Once upon a time, men wore the pants, and wore them well. Women rarely had to open doors and little old ladies never crossed the street alone. Men took charge because that's what they did. But somewhere along the way, the world decided it no longer needed men. Disco by disco, latte by foamy non-fat latte, men were stripped of their khakis and left stranded on the road between boyhood and androgyny. But today, there are questions our genderless society has no answers for. The world sits idly by as cities crumble, children misbehave and those little old ladies remain on one side of the street. For the first time since bad guys, we need heroes. We need grown-ups. We need men to put down the plastic fork, step away from the salad bar and untie the world from the tracks of complacency. It's time to get your hands diry. It's time to answer the call of manhood. It's time to WEAR THE PANTS.
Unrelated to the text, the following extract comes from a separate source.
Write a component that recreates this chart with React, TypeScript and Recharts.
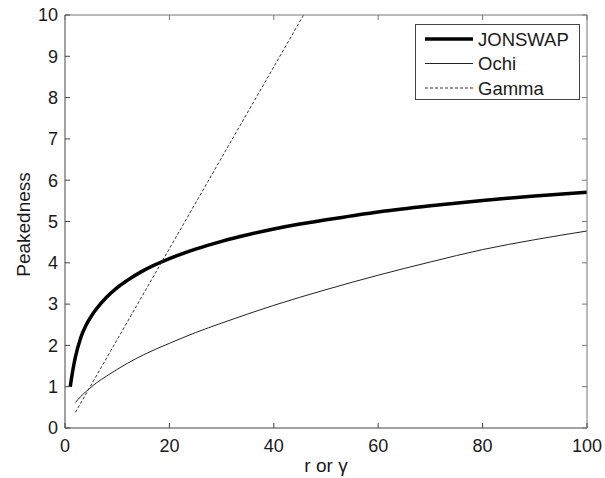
import React from "react";
import { LineChart, Line, XAxis, YAxis } from "recharts";

// values
const jonswapX = [1, 1.5, 2, 3, 4, 5, 6, 8, 10, 12, 15, 20, 25, 30, 35, 40, 45, 50, 60, 70, 80, 90, 100];
const jonswapY = [1.0, 1.4, 1.72, 2.18, 2.48, 2.7, 2.88, 3.17, 3.4, 3.58, 3.81, 4.1, 4.33, 4.52, 4.68, 4.82, 4.94, 5.04, 5.23, 5.38, 5.51, 5.62, 5.71];

const ochiX = [2, 3, 4, 5, 6, 8, 10, 12, 15, 20, 25, 30, 40, 50, 60, 70, 80, 90, 100];
const ochiY = [0.62, 0.76, 0.88, 0.99, 1.09, 1.26, 1.42, 1.57, 1.77, 2.05, 2.31, 2.54, 2.97, 3.35, 3.7, 4.02, 4.32, 4.56, 4.77];

const gammaX = [2, 45.7];
const gammaY = [0.38, 10];

const xTicks = [0, 20, 40, 60, 80, 100];
const yTicks = [0, 1, 2, 3, 4, 5, 6, 7, 8, 9, 10];

const toPoints = (xs: number[], ys: number[]) => xs.map((x, i) => ({ x, y: ys[i] }));

const series = [
    { name: "JONSWAP", data: toPoints(jonswapX, jonswapY), stroke: "#000", width: 3.5, dash: undefined as string | undefined },
    { name: "Ochi", data: toPoints(ochiX, ochiY), stroke: "#222", width: 1, dash: undefined as string | undefined },
    { name: "Gamma", data: toPoints(gammaX, gammaY), stroke: "#333", width: 1, dash: "3 2" },
];

const W = 605;
const H = 478;
const margin = { top: 14, right: 17, bottom: 0, left: 0 };
const PLOT_TOP = margin.top + 1; // top axis is 1px tall
const PLOT_RIGHT = W - margin.right - 1; // right axis is 1px wide

const frame = "#444";
const light = "#777";
const textColor = "#1a1a1a";
const TICK = 5;

// inward tick marks (matlab style): bottom + top for x, left + right for y
const BottomTick = (p: any) => (
    <g>
        <line x1={p.x} x2={p.x} y1={p.y - 11} y2={p.y - 11 - TICK} stroke={frame} />
        <line x1={p.x} x2={p.x} y1={PLOT_TOP} y2={PLOT_TOP + TICK} stroke={light} />
        <text x={p.x} y={p.y} dy="0.71em" textAnchor="middle" fontSize={18} fill={textColor}>
            {p.payload.value}
        </text>
    </g>
);

const LeftTick = (p: any) => (
    <g>
        <line x1={p.x + 7} x2={p.x + 7 + TICK} y1={p.y} y2={p.y} stroke={frame} />
        <line x1={PLOT_RIGHT} x2={PLOT_RIGHT - TICK} y1={p.y} y2={p.y} stroke={light} />
        <text x={p.x} y={p.y} dy="0.355em" textAnchor="end" fontSize={18} fill={textColor}>
            {p.payload.value}
        </text>
    </g>
);

function Legend() {
    return (
        <div
            style={{
                position: "absolute",
                left: 415,
                top: 24,
                width: 165,
                height: 76,
                border: `1px solid ${frame}`,
                background: "#fff",
                boxSizing: "border-box",
            }}
        >
            <svg width={163} height={74}>
                {series.map((s, i) => {
                    const cy = 14 + i * 24.5;
                    return (
                        <g key={s.name}>
                            <line x1={9} x2={57} y1={cy} y2={cy} stroke={s.stroke} strokeWidth={s.width} strokeDasharray={s.dash} />
                            <text x={62} y={cy} dominantBaseline="central" fontSize={18.5} fill={textColor}>
                                {s.name}
                            </text>
                        </g>
                    );
                })}
            </svg>
        </div>
    );
}

export default function App() {
    return (
        <div
            style={{
                position: "absolute",
                left: 0,
                top: 0,
                width: W,
                height: H,
                background: "#fff",
                fontFamily: "'Liberation Sans', Arial, sans-serif",
            }}
        >
            <LineChart width={W} height={H} margin={margin}>
                <XAxis
                    xAxisId="b"
                    type="number"
                    dataKey="x"
                    domain={[0, 100]}
                    ticks={xTicks}
                    interval={0}
                    allowDataOverflow
                    height={50}
                    tickSize={0}
                    tickMargin={11}
                    axisLine={{ stroke: frame }}
                    tickLine={false}
                    tick={BottomTick}
                    label={{ value: "r or γ", position: "insideBottom", offset: 6, fontSize: 19, fill: textColor }}
                />
                <XAxis
                    xAxisId="t"
                    orientation="top"
                    type="number"
                    domain={[0, 100]}
                    height={1}
                    axisLine={{ stroke: light }}
                    tickLine={false}
                    tick={false}
                />
                <YAxis
                    yAxisId="l"
                    type="number"
                    domain={[0, 10]}
                    ticks={yTicks}
                    interval={0}
                    allowDataOverflow
                    width={65}
                    tickSize={0}
                    tickMargin={7}
                    axisLine={{ stroke: frame }}
                    tickLine={false}
                    tick={LeftTick}
                    label={{
                        value: "Peakedness",
                        content: (props: any) => {
                            const vb = props.viewBox || { y: PLOT_TOP, height: 413 };
                            const cy = vb.y + vb.height / 2 + 3;
                            return (
                                <text
                                    x={23}
                                    y={cy}
                                    transform={`rotate(-90 23 ${cy})`}
                                    textAnchor="middle"
                                    dominantBaseline="central"
                                    fontSize={19}
                                    fill={textColor}
                                >
                                    Peakedness
                                </text>
                            );
                        },
                    }}
                />
                <YAxis
                    yAxisId="r"
                    orientation="right"
                    type="number"
                    domain={[0, 10]}
                    width={1}
                    axisLine={{ stroke: light }}
                    tickLine={false}
                    tick={false}
                />
                {series.map((s) => (
                    <Line
                        key={s.name}
                        xAxisId="b"
                        yAxisId="l"
                        data={s.data}
                        dataKey="y"
                        name={s.name}
                        type="monotone"
                        stroke={s.stroke}
                        strokeWidth={s.width}
                        strokeDasharray={s.dash}
                        dot={false}
                        activeDot={false}
                        isAnimationActive={false}
                    />
                ))}
            </LineChart>
            <Legend />
        </div>
    );
}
Why Dockers' khakis will not single-handedly revive our culture's lost masculinity:
a. What have the majority of men been using to cover their legs in this genderless society? Not-pants?
b. Dockers also sells pants to women. They are the same as the pants for men, pretty much. Women are not being encouraged to "wear the pants" as a symbol of their empowerment, but rather as some sort of leg-covering mechanism designed to protect the lower portion of the human body from the elements:
c. "But today, there are questions our genderless society has no answers for." But there are sentences the world has editors for.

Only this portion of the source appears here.